Silicon quantum processor catches errors without breaking entanglement

Quantum computers are temperamental machines. They rely on quantum entanglement—a state where particles become mysteriously linked—to process information in ways classical computers can't. But the slightest environmental disturbance can shatter that entanglement and corrupt the calculation. Now researchers have demonstrated a way to catch these errors before they break everything.

The challenge isn't new. For decades, quantum engineers have been hunting for ways to make quantum processors reliable enough to actually work. The breakthrough here is elegantly simple: detect errors without destroying the quantum state you're trying to protect.

Here's how it works. Imagine you have a rule that describes what a correct quantum state should look like. Researchers call these rules "stabilizers"—mathematical constraints that a healthy quantum system should satisfy.
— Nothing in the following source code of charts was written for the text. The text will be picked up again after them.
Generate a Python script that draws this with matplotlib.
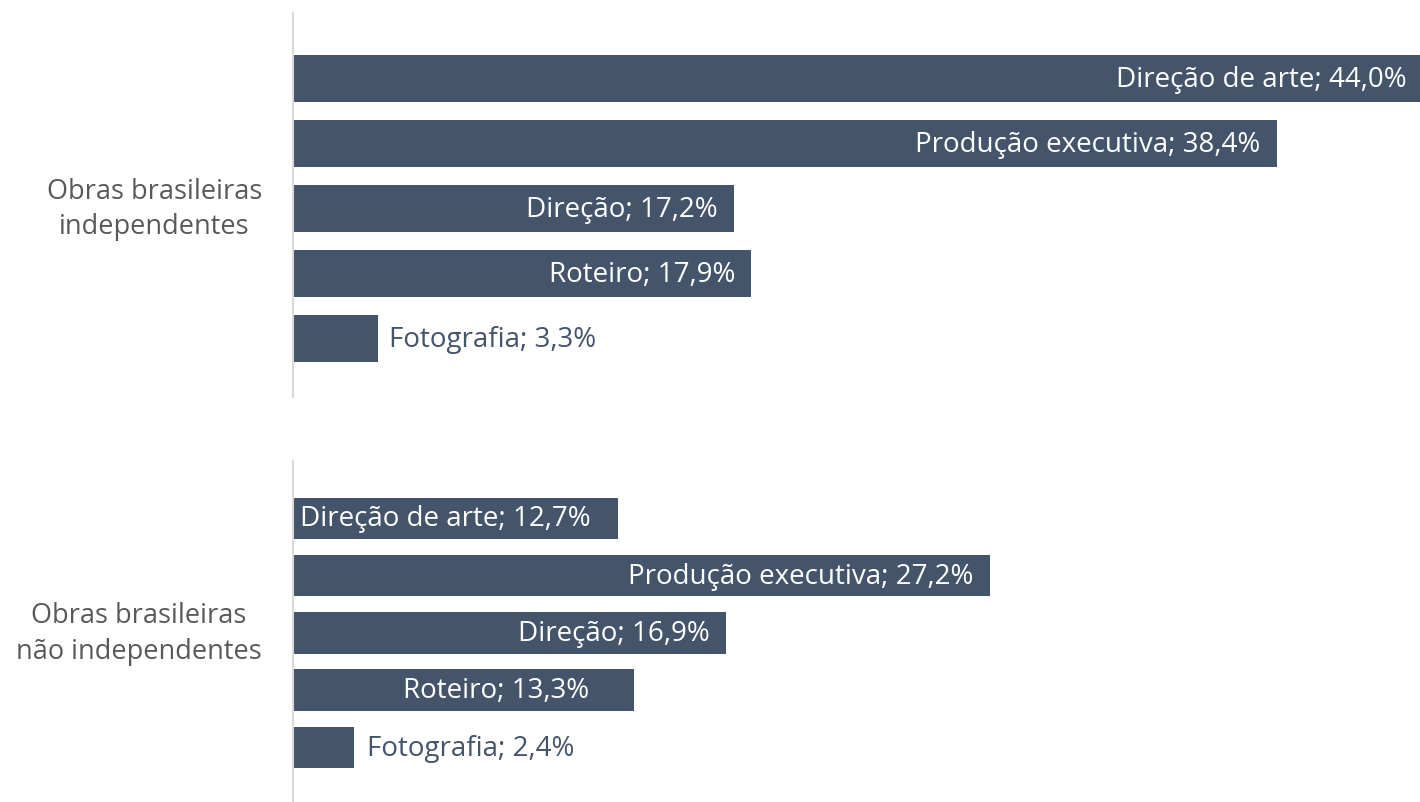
import matplotlib
matplotlib.use("Agg")
import matplotlib.pyplot as plt

plt.rcParams['font.family'] = ['Open Sans', 'DejaVu Sans']

funcoes = ['Direção de arte', 'Produção executiva', 'Direção', 'Roteiro', 'Fotografia']
grupos = ['Obras brasileiras\nindependentes', 'Obras brasileiras\nnão independentes']
indep = [44.0, 38.4, 17.2, 17.9, 3.3]
nao_indep = [12.7, 27.2, 16.9, 13.3, 2.4]

# onde fica o rótulo de cada barra: fim interno, base interna ou fora
modo_indep = ['end', 'end', 'end', 'end', 'out']
modo_nao_indep = ['base', 'end', 'end', 'end', 'out']
pad_indep = [13, 16, 16, 16, 11]
pad_nao_indep = [7, 16, 16, 45, 13]

COR_BARRA = '#44546A'
COR_EIXO = '#D9D9D9'
COR_CAT = '#595959'
W, H = 1420, 803
FS = 20


def desenha(ax, valores, modos, pads, grupo, ylim):
    y = list(range(len(valores)))
    ax.barh(y, valores, height=0.725, color=COR_BARRA, zorder=2)
    ax.set_xlim(0, 44)
    ax.set_ylim(*ylim)
    for s in ['top', 'right', 'bottom']:
        ax.spines[s].set_visible(False)
    ax.spines['left'].set_color(COR_EIXO)
    ax.spines['left'].set_linewidth(1.5)
    ax.set_xticks([])
    ax.set_yticks([])

    for i, (nome, v) in enumerate(zip(funcoes, valores)):
        txt = f'{nome}; {v:.1f}%'.replace('.', ',')
        m, p = modos[i], pads[i]
        if m == 'end':
            ax.annotate(txt, (v, i), xytext=(-p, 0), textcoords='offset pixels',
                        ha='right', va='center', color='white', fontsize=FS)
        elif m == 'base':
            ax.annotate(txt, (0, i), xytext=(p, 0), textcoords='offset pixels',
                        ha='left', va='center', color='white', fontsize=FS)
        else:
            ax.annotate(txt, (v, i), xytext=(p, 0), textcoords='offset pixels',
                        ha='left', va='center', color=COR_BARRA, fontsize=FS)

    ax.annotate(grupo, (0, 2), xytext=(-31, 0), textcoords='offset pixels',
                ha='right', va='center', multialignment='center',
                color=COR_CAT, fontsize=19.5, linespacing=1.37,
                annotation_clip=False)


fig = plt.figure(figsize=(W / 100, H / 100), dpi=100)
esq = 293 / W
larg = (W - 293) / W

ax1 = fig.add_axes([esq, (H - 398) / H, larg, 384 / H])
desenha(ax1, indep, modo_indep, pad_indep, grupos[0], (4.9, -1.008))

ax2 = fig.add_axes([esq, 0, larg, 341 / H])
desenha(ax2, nao_indep, modo_nao_indep, pad_nao_indep, grupos[1], (4.95, -1.0))

fig.savefig('out.png', dpi=100)
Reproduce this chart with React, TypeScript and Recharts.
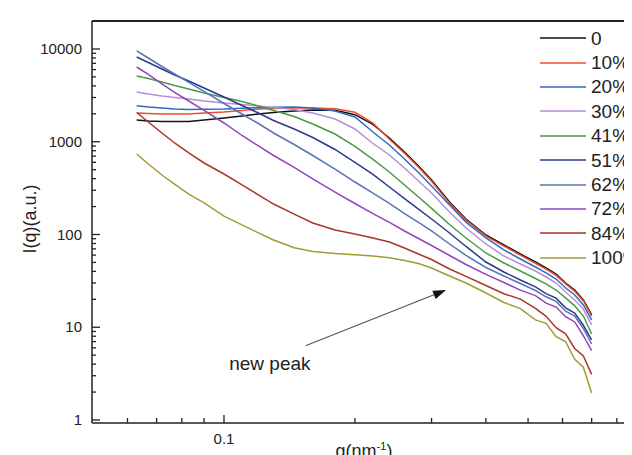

If your processor is running cleanly, stabilizer measurements will match predictions. If an error has crept in, the measurements will diverge. It's like a smoke detector that tells you something's wrong without setting off a false alarm.

The team built a small silicon-based processor with five qubits: two that hold the actual quantum information, and three others that act as sentries, monitoring for errors. The design is deliberately lean. Rather than flooding the system with redundant checks (which would require many more qubits), they used nuclear spins to perform ultra-sensitive measurements that catch single-qubit errors with high fidelity. The nuclear spins also enabled what's called quantum-nondemolition readout—basically, they can peek at the system without collapsing it.

When the researchers tested their approach, it worked. The error detection successfully identified problems at the single-qubit level without causing decoherence, the process where quantum information leaks away into the environment. That's the key win: you catch the error and keep the entanglement intact.

What makes this practically significant is that the system can exploit what's called "biased noise"—the fact that certain types of errors are more likely than others. This relaxes the threshold requirements for quantum error correction, meaning you need fewer resources to build a fault-tolerant quantum computer. It's a small shift in the math, but it moves the goalpost closer.

The researchers are now working toward a minimal logical quantum processor—one that can prepare logical quantum states, run universal quantum gates, and execute simple algorithms. That's the next rung on the ladder toward quantum computers that actually work at scale.